I Would Rather Not Think About This Website
These words are written in hesitation, almost agony. For more then a month I have not had to think about this website. It was a month of total bliss. My mind was clean. I ignored my traffic stats, I did not read other blogs, I did not add new content. It was back to the good old days – before I had this website. My mind was free to roam about anything and everything.
Time was my own. Reading, I was able to concentrate on what the donkey was saying to the turtle. When I had a shower I was able to sing. I ate slow and chewed all my food. No rush and nothing pressing me. No pressure to be at the computer doing something to the website.
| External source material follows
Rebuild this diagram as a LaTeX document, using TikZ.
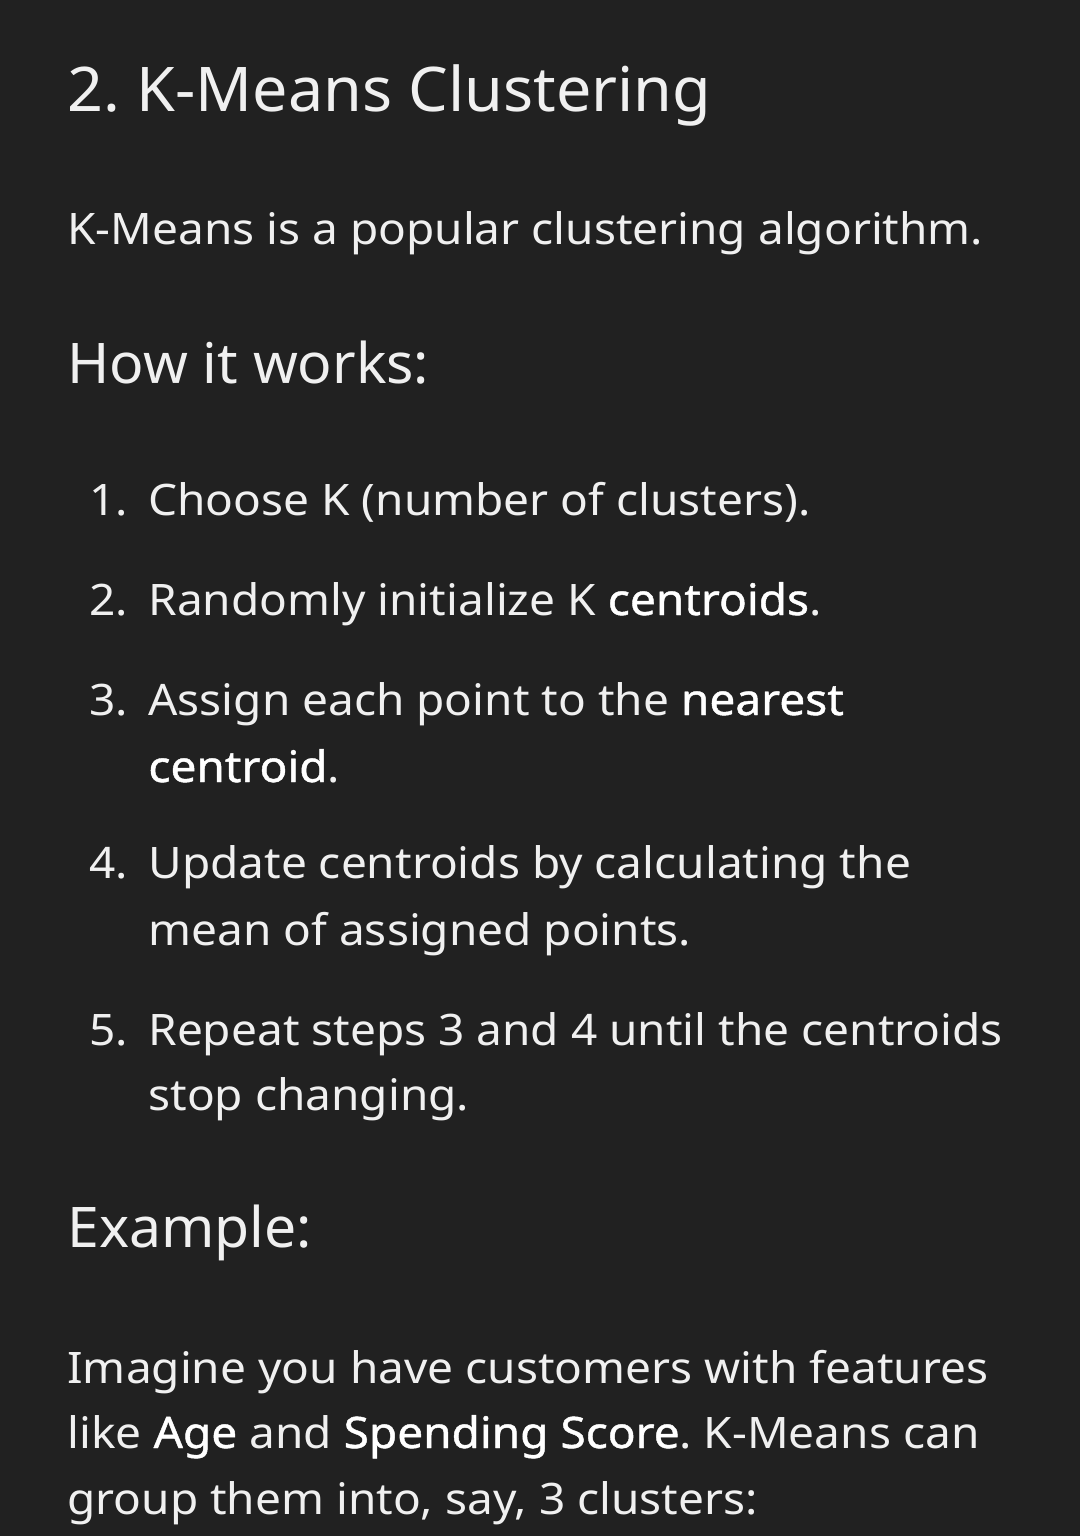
\documentclass[tikz,border=0pt]{standalone}
\usepackage{fontspec}
\usepackage{xcolor}
\setmainfont[FakeStretch=1.06]{Noto Sans}
\newfontfamily\boldish[FakeStretch=1.06,FakeBold=1]{Noto Sans}
\newfontfamily\headfont[FakeStretch=1.02]{Noto Sans}
\definecolor{page}{HTML}{212121}
\definecolor{ink}{HTML}{F0F0F0}
\definecolor{inkhi}{HTML}{FFFFFF}
\newcommand{\keyword}[1]{{\boldish\color{inkhi}#1}}
\frenchspacing

\begin{document}
\begin{tikzpicture}[x=0.5pt,y=-0.5pt]
\tikzstyle{txt} = [anchor=base west, inner sep=0pt, text=ink, font=\fontsize{21.7}{26}\selectfont];
\tikzstyle{title} = [txt, font=\headfont\fontsize{30.8}{36}\selectfont];
\tikzstyle{heading} = [txt, font=\headfont\fontsize{28}{33}\selectfont];
\tikzstyle{num} = [txt];

\fill [page] (0,0) rectangle (1080,1536);

\node [title] (ttl) at (67,112) {2. K-Means Clustering};
\node [txt] (intro) at (67,244) {K-Means is a popular clustering algorithm.};
\node [heading] (how) at (67,383) {How it works:};

\node [num] (n1) at (89,515) {1.};
\node [txt] (s1) at (148,515) {Choose K (number of clusters).};
\node [num] (n2) at (89,615) {2.};
\node [txt] (s2) at (148,615) {Randomly initialize K \keyword{centroids}.};
\node [num] (n3) at (89,715) {3.};
\node [txt] (s3a) at (148,715) {Assign each point to the \keyword{nearest}};
\node [txt] (s3b) at (148,782) {\keyword{centroid}.};
\node [num] (n4) at (89,878) {4.};
\node [txt] (s4a) at (148,878) {Update centroids by calculating the};
\node [txt] (s4b) at (148,945) {mean of assigned points.};
\node [num] (n5) at (89,1045) {5.};
\node [txt] (s5a) at (148,1045) {Repeat steps 3 and 4 until the centroids};
\node [txt] (s5b) at (148,1110) {stop changing.};

\node [heading] (ex) at (67,1247) {Example:};
\node [txt] (p1) at (67,1383) {Imagine you have customers with features};
\node [txt] (p2) at (67,1448) {like \keyword{Age} and \keyword{Spending Score}. K-Means can};
\node [txt] (p3) at (67,1514) {group them into, say, 3 clusters:};
\end{tikzpicture}
\end{document}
I did not care about this website or about the online world. It was great; but like the courting phase of a relationship, it must come to a end. The fun stops and work begins – kisses and hugs become obligations and commitments.
So here I am, back at it. Writing about the website. Oh God, the agony. With these words come all the attachments: HTML, visitors, traffic, Adsense, comments, backups and that is just the technical aspect. There is also the physiological damage – mental strain, sense of failure, syphilis pushing a rock up a hill only to have it roll back again, a slave to the website. Back at it, back to having the website as a constant companion while I walk the streets, take a shower and sip my coffee.
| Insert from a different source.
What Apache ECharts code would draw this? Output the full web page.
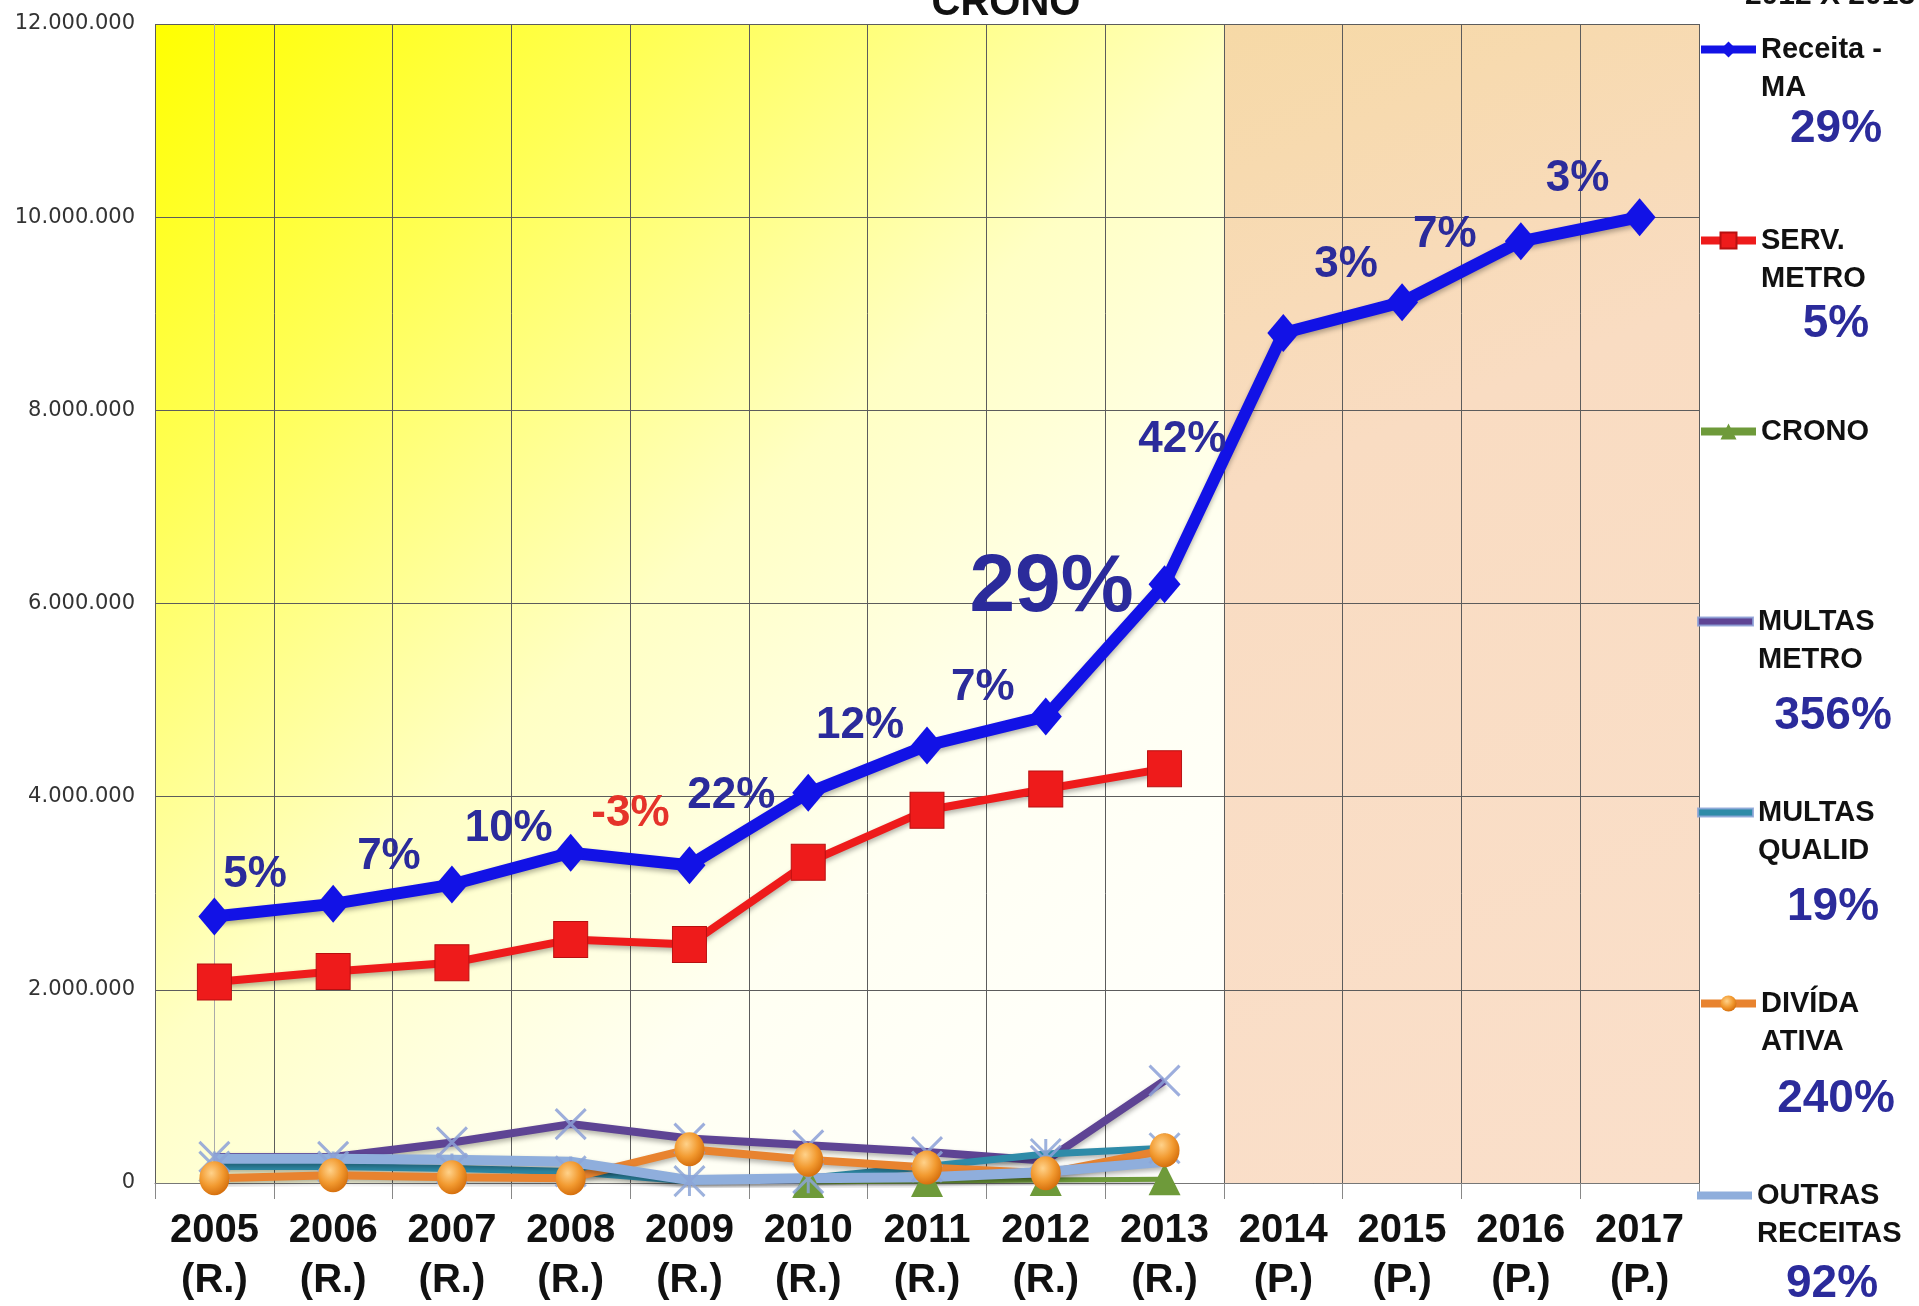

Why do this? Why put one self through it? What is it all for? The same reason destitute and repressed people left their homes, traveled the stormy seas, and landed on the beaches of the unknown called America. A dream. I do it in pursuit of a dream. Pilgrims came to America to avoid suppression and start a new life on their own terms. This website is in pursuit of a dream of living on my own terms. To be free from the terms of my employee contract. To be free from my 1 hour lunch break. To be free from my boss’s mood swings. Free to call time my own. I have a dream.
Lots of people died on the journey to America. And a lot more when they got there. In their case failure turned the dream chaser to fertilizer. Fortunately for me the worst that can happen is I spend a lot of time and money and end up with 20 megabytes of useless HTML.
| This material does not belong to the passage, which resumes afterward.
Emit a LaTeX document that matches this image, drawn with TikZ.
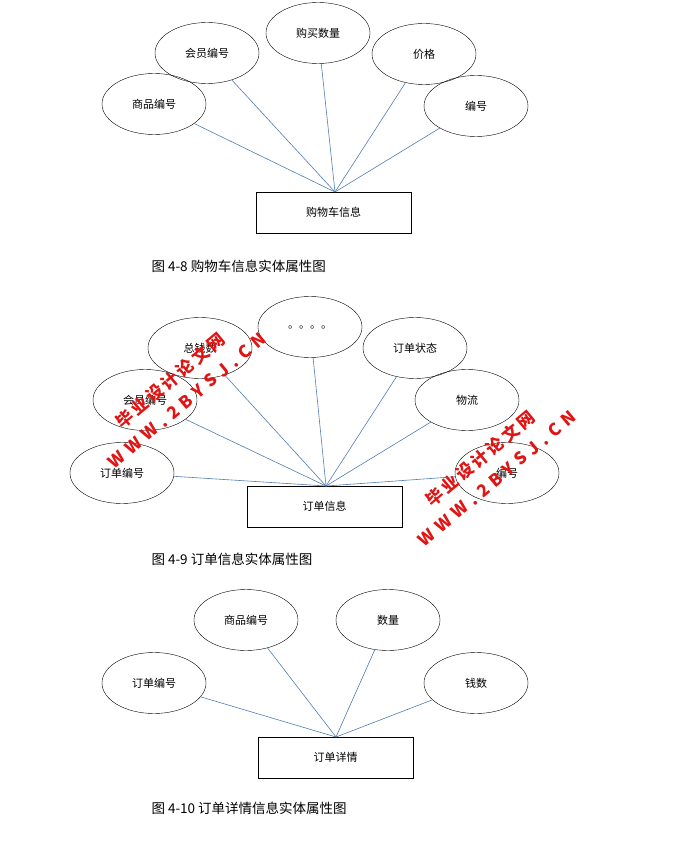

I have spent a year on this website. In terms of making money it was a complete waste. I could of made a lot more with a lemonade stand setup beside a water fountain. During the year I spent a lot of time thinking about the website – mental time that I will never get back. Was it worth it? Maybe if I spent that time thinking about something else, like building a perpetual motion machine, I would be a lot better off now.
But that was last year. Who knows if it was for the best. But I am not a crazed nut that pursues an impossible dream of turning dung into gold. One more year is all that I will allow this website to suck out of me. If nothing drastic happens within a year I will release myself from its grasp and be free to sing in the shower again.